Until I went to college, I was used to being the smartest kid in the class. Then I went to -- well, I hesitate to mention the name, because the last time I did on this blog, someone accused me of boasting. So let's say it was a university in New England on the banks of the Charles River, and it's not MIT or BU.
Anyway, I found very quickly that I was not anywhere near the smartest person in the room, and eventually I concluded that if I wanted to succeed in life, I would have to work my ass off.
I have known a lot of smart people in my life. I don't think I've ever met any prodigies. I question whether being a prodigy is really that important in terms of where you end up. Maybe in math, but that wasn't my strength anyway.

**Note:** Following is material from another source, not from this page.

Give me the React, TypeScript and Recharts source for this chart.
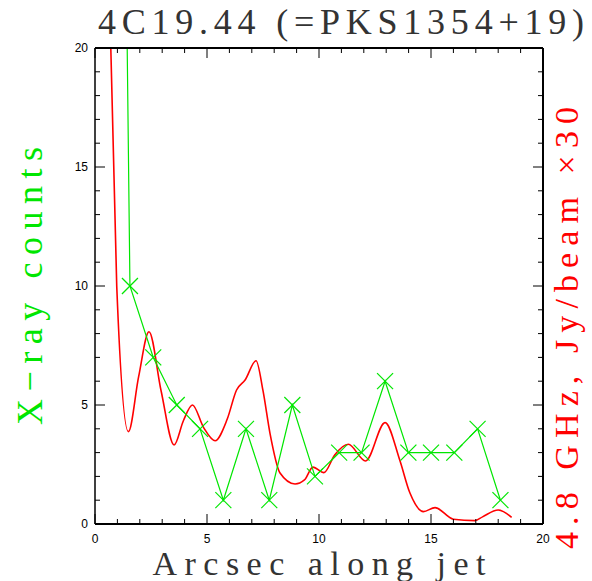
import { LineChart, Line, XAxis, YAxis } from "recharts";

// X-ray counts per bin (green)
const xrayPos = [0.52, 1.56, 2.6, 3.65, 4.69, 5.73, 6.74, 7.78, 8.81, 9.82, 10.9, 11.9, 12.95, 13.99, 15.0, 16.04, 17.08, 18.1];
const xrayCounts = [95, 10, 7, 5, 4, 1, 4, 1, 5, 2, 3, 3, 6, 3, 3, 3, 4, 1];

// 4.8 GHz radio profile x30 (red)
const radioPos = [0.6, 0.97, 1.49, 1.95, 2.41, 2.95, 3.53, 3.95, 4.35, 4.85, 5.36, 5.9, 6.32, 6.7, 7.19, 7.5, 7.81, 8.26, 8.93, 9.35, 9.73, 10.22, 10.7, 11.31, 12.08, 12.95, 13.6, 14.06, 14.66, 15.18, 16.0, 16.96, 17.3, 18.0, 18.6];
const radioFlux = [24, 10, 3.88, 6.2, 8.08, 5.6, 3.32, 4.35, 5.0, 4.05, 3.5, 4.4, 5.63, 6.05, 6.86, 5.6, 3.82, 2.14, 1.68, 1.85, 2.39, 2.16, 2.9, 3.35, 2.65, 4.26, 2.7, 1.3, 0.52, 0.69, 0.2, 0.14, 0.3, 0.59, 0.28];

const axisTicks = [0, 1, 2, 3, 4, 5, 6, 7, 8, 9, 10, 11, 12, 13, 14, 15, 16, 17, 18, 19, 20];

const GREEN = "#00e600";
const RED = "#ff0000";
const INK = "#333";
const SERIF = "'Liberation Serif', 'DejaVu Serif', serif";
const SANS = "'Liberation Sans', Arial, sans-serif";

const xrayData = xrayPos.map((x, i) => ({ x, counts: xrayCounts[i] }));
const radioData = radioPos.map((x, i) => ({ x, flux: radioFlux[i] }));

const tickLen = (v: number) => (v % 5 === 0 ? 10 : 5);

const BottomTick = (props: any) => {
  const { x, y, payload } = props;
  const v = payload.value;
  return (
    <g>
      <line x1={x} x2={x} y1={y} y2={y - tickLen(v)} stroke="#000" strokeWidth={1} />
      {v % 5 === 0 && (
        <text x={x} y={y + 15} textAnchor="middle" dominantBaseline="central" fontFamily={SANS} fontSize={12} fill="#000">
          {v}
        </text>
      )}
    </g>
  );
};

const TopTick = (props: any) => {
  const { x, y, payload } = props;
  return <line x1={x} x2={x} y1={y} y2={y + tickLen(payload.value)} stroke="#000" strokeWidth={1} />;
};

const LeftTick = (props: any) => {
  const { x, y, payload } = props;
  const v = payload.value;
  return (
    <g>
      <line x1={x} x2={x + tickLen(v)} y1={y} y2={y} stroke="#000" strokeWidth={1} />
      {v % 5 === 0 && (
        <text x={x - 7} y={y} textAnchor="end" dominantBaseline="central" fontFamily={SANS} fontSize={12} fill="#000">
          {v}
        </text>
      )}
    </g>
  );
};

const RightTick = (props: any) => {
  const { x, y, payload } = props;
  return <line x1={x} x2={x - tickLen(payload.value)} y1={y} y2={y} stroke="#000" strokeWidth={1} />;
};

const CrossDot = (props: any) => {
  const { cx, cy, index } = props;
  if (cx == null || cy == null) return <g key={index} />;
  const s = 8;
  return (
    <g key={index}>
      <line x1={cx - s} y1={cy - s} x2={cx + s} y2={cy + s} stroke={GREEN} strokeWidth={1.2} />
      <line x1={cx - s} y1={cy + s} x2={cx + s} y2={cy - s} stroke={GREEN} strokeWidth={1.2} />
    </g>
  );
};

const titleLabel = (props: any) => {
  const vb = props.viewBox || { x: 95, y: 0, width: 448, height: 48 };
  return (
    <text x={vb.x + vb.width / 2 + 22} y={34} textAnchor="middle" fontFamily={SERIF} fontSize={36} fill={INK} textLength={486} lengthAdjust="spacing">
      4C19.44 (=PKS1354+19)
    </text>
  );
};

const xLabel = (props: any) => {
  const vb = props.viewBox || { x: 95, y: 524, width: 448, height: 57 };
  return (
    <text x={vb.x + vb.width / 2} y={vb.y + 51} textAnchor="middle" fontFamily={SERIF} fontSize={34} fill={INK} textLength={333} lengthAdjust="spacing">
      Arcsec along jet
    </text>
  );
};

const leftLabel = (props: any) => {
  const vb = props.viewBox || { x: 0, y: 48, width: 95, height: 476 };
  const cx = 30;
  const cy = vb.y + vb.height / 2;
  return (
    <text x={cx} y={cy} transform={`rotate(-90 ${cx} ${cy})`} textAnchor="middle" dominantBaseline="central" fontFamily={SERIF} fontSize={36} fill={GREEN} textLength={278} lengthAdjust="spacing">
      X−ray counts
    </text>
  );
};

const rightLabel = () => {
  const cx = 566;
  const cy = 328;
  return (
    <text x={cx} y={cy} transform={`rotate(-90 ${cx} ${cy})`} textAnchor="middle" dominantBaseline="central" fontFamily={SERIF} fontSize={34} fill={RED} textLength={442} lengthAdjust="spacing">
      4.8 GHz, Jy/beam ×30
    </text>
  );
};

export default function App() {
  return (
    <div style={{ position: "absolute", left: 0, top: 0, width: 592, height: 581, background: "#fff" }}>
      <LineChart width={592} height={581} margin={{ top: 0, right: 0, bottom: 0, left: 0 }}>
        <XAxis
          xAxisId="bottom"
          type="number"
          dataKey="x"
          orientation="bottom"
          domain={[0, 20]}
          ticks={axisTicks}
          allowDataOverflow
          height={57}
          tickSize={0}
          tickMargin={0}
          tick={BottomTick}
          axisLine={{ stroke: "#000", strokeWidth: 2 }}
          interval={0}
          label={{ content: xLabel }}
        />
        <XAxis
          xAxisId="top"
          type="number"
          dataKey="x"
          orientation="top"
          domain={[0, 20]}
          ticks={axisTicks}
          allowDataOverflow
          height={48}
          tickSize={0}
          tickMargin={0}
          tick={TopTick}
          axisLine={{ stroke: "#000", strokeWidth: 2 }}
          interval={0}
          label={{ content: titleLabel }}
        />
        <YAxis
          yAxisId="left"
          type="number"
          orientation="left"
          domain={[0, 20]}
          ticks={axisTicks}
          allowDataOverflow
          width={95}
          tickSize={0}
          tickMargin={0}
          tick={LeftTick}
          axisLine={{ stroke: "#000", strokeWidth: 1.5 }}
          interval={0}
          label={{ content: leftLabel }}
        />
        <YAxis
          yAxisId="right"
          type="number"
          orientation="right"
          domain={[0, 20]}
          ticks={axisTicks}
          allowDataOverflow
          width={49}
          tickSize={0}
          tickMargin={0}
          tick={RightTick}
          axisLine={{ stroke: "#000", strokeWidth: 2 }}
          interval={0}
          label={{ content: rightLabel }}
        />
        <Line
          data={radioData}
          xAxisId="top"
          yAxisId="right"
          dataKey="flux"
          type="monotone"
          stroke={RED}
          strokeWidth={1.6}
          dot={false}
          activeDot={false}
          isAnimationActive={false}
        />
        <Line
          data={xrayData}
          xAxisId="bottom"
          yAxisId="left"
          dataKey="counts"
          type="linear"
          stroke={GREEN}
          strokeWidth={1.2}
          dot={CrossDot}
          activeDot={false}
          isAnimationActive={false}
        />
      </LineChart>
    </div>
  );
}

This reminds me of the schlubs who try to denigrate the more successful by saying they're "book smart" as opposed to "street smart". And then they bring them their appetizer or wash their car.
So... half of those studied made less than $80k/year.
Doesn't seem like smarts scales with income- the top 1% of smart people are not the people at the top 1% of incomes. Being that intelligent will probably guarantee a good middle, or upper-middle, career. It doesn't guarantee a million-dollar income. Maybe something else is at work, hmmm?
The huge number of smart people who pile into academia is probably a waste, in terms of productivity. It's not clear to me that a super-smart math teacher is going to make more of a difference than a merely smart math teacher. Even if the difference is great the number of students one teacher can reach is limited.
As the author points out, most breakthroughs aren't going to be made by geniuses.
It seems to me that getting things done is about hard work and persistence, and that the super-smart are probably coasting because they can. If you can get everything you need handed to you, why work hard? Why not pursue a career that's enjoyable rather than one that's necessary?
Freeman,
Exactly! They'll give him/her plenty of affection, hopefully, but also say things like "Hurry up and finish your homework, then go mow the lawn"!
Parris Island taught me that intelligence wasn't everything.